INSTRUCTION:
Beginning with the first line of the data below, extract each line up to and including the one containing "184, 185, 186]". Copy them exactly and add nothing.

>> Start GIVEN MATERIAL

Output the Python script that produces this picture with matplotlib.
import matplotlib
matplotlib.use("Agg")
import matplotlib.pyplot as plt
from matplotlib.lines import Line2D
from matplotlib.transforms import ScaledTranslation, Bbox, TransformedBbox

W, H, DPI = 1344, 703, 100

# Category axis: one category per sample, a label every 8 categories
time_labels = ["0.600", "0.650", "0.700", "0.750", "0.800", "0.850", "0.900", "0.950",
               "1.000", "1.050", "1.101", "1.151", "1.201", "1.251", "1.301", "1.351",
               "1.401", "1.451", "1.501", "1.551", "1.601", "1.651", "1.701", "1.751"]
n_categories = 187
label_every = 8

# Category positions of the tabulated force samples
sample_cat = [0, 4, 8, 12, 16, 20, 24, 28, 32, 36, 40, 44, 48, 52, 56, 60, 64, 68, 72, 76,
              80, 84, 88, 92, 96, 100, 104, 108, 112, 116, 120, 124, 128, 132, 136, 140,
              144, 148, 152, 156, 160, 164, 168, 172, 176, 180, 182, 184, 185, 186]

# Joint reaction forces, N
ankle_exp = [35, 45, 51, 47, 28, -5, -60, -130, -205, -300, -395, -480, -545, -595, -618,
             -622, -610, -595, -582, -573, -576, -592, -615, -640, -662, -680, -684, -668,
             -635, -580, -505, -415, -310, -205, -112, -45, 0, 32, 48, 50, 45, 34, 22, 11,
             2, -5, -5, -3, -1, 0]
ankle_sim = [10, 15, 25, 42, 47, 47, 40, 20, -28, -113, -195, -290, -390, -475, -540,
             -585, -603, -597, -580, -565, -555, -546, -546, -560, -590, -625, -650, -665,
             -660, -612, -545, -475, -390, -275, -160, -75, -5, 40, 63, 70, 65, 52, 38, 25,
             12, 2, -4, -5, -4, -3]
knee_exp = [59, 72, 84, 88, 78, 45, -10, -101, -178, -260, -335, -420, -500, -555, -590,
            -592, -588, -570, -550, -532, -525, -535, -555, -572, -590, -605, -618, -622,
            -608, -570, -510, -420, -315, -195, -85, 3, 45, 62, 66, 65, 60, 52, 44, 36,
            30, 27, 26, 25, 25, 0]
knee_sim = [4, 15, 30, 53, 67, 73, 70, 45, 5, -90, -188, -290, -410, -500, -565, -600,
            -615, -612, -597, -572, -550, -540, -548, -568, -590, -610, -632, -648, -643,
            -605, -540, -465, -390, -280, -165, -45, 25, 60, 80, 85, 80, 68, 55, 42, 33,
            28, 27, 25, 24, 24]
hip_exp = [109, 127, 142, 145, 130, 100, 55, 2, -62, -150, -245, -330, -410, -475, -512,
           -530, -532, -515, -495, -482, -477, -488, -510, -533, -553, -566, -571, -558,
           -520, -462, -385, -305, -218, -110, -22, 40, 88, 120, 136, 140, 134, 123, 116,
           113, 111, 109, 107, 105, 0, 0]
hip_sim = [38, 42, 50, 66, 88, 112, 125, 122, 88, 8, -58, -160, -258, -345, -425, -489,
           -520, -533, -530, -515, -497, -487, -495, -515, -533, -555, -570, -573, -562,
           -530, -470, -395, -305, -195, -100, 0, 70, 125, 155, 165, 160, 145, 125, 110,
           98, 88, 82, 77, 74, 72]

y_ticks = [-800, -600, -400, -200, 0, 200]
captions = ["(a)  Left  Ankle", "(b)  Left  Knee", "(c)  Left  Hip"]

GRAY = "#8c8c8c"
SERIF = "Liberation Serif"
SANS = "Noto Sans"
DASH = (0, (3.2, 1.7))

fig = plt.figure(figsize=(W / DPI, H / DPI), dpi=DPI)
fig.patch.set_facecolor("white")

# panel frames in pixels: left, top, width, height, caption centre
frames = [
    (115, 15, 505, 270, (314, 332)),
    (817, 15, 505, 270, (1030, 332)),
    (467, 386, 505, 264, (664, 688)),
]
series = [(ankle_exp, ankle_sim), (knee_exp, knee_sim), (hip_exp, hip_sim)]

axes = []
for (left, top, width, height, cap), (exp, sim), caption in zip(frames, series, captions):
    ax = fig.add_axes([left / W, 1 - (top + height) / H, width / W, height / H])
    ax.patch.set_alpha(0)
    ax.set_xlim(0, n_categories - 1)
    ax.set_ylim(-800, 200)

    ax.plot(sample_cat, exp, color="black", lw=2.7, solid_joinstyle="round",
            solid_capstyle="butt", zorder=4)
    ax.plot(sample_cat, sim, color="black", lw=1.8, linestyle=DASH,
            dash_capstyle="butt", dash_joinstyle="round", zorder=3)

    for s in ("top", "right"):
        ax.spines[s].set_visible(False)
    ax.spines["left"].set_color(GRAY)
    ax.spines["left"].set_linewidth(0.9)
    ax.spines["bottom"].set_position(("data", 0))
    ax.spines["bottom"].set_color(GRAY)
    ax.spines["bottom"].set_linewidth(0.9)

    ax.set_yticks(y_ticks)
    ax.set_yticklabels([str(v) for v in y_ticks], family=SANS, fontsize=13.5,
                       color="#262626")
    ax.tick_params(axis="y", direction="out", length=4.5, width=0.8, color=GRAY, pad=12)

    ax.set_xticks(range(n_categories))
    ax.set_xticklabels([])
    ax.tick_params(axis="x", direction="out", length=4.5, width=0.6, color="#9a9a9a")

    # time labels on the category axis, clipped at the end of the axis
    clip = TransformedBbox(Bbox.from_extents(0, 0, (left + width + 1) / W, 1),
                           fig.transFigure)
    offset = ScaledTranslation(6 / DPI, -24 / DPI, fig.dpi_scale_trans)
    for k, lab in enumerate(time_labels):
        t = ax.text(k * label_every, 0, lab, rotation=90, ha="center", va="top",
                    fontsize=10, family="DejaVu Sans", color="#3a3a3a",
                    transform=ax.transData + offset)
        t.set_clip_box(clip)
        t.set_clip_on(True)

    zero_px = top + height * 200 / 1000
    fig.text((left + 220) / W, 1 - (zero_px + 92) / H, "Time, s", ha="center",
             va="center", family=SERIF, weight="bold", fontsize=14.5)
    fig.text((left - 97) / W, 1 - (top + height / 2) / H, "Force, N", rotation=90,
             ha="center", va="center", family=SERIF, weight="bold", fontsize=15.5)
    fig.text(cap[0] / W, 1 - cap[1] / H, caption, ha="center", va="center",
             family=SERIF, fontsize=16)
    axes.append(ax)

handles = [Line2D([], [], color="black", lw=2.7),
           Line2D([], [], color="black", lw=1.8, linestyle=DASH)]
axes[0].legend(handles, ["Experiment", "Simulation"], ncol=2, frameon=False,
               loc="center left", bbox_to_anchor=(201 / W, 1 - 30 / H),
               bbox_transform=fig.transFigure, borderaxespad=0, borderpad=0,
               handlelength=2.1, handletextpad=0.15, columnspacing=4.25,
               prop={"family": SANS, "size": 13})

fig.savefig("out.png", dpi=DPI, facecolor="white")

>> End GIVEN MATERIAL

RESPONSE BELOW:
Output the Python script that produces this picture with matplotlib.
import matplotlib
matplotlib.use("Agg")
import matplotlib.pyplot as plt
from matplotlib.lines import Line2D
from matplotlib.transforms import ScaledTranslation, Bbox, TransformedBbox

W, H, DPI = 1344, 703, 100

# Category axis: one category per sample, a label every 8 categories
time_labels = ["0.600", "0.650", "0.700", "0.750", "0.800", "0.850", "0.900", "0.950",
               "1.000", "1.050", "1.101", "1.151", "1.201", "1.251", "1.301", "1.351",
               "1.401", "1.451", "1.501", "1.551", "1.601", "1.651", "1.701", "1.751"]
n_categories = 187
label_every = 8

# Category positions of the tabulated force samples
sample_cat = [0, 4, 8, 12, 16, 20, 24, 28, 32, 36, 40, 44, 48, 52, 56, 60, 64, 68, 72, 76,
              80, 84, 88, 92, 96, 100, 104, 108, 112, 116, 120, 124, 128, 132, 136, 140,
              144, 148, 152, 156, 160, 164, 168, 172, 176, 180, 182, 184, 185, 186]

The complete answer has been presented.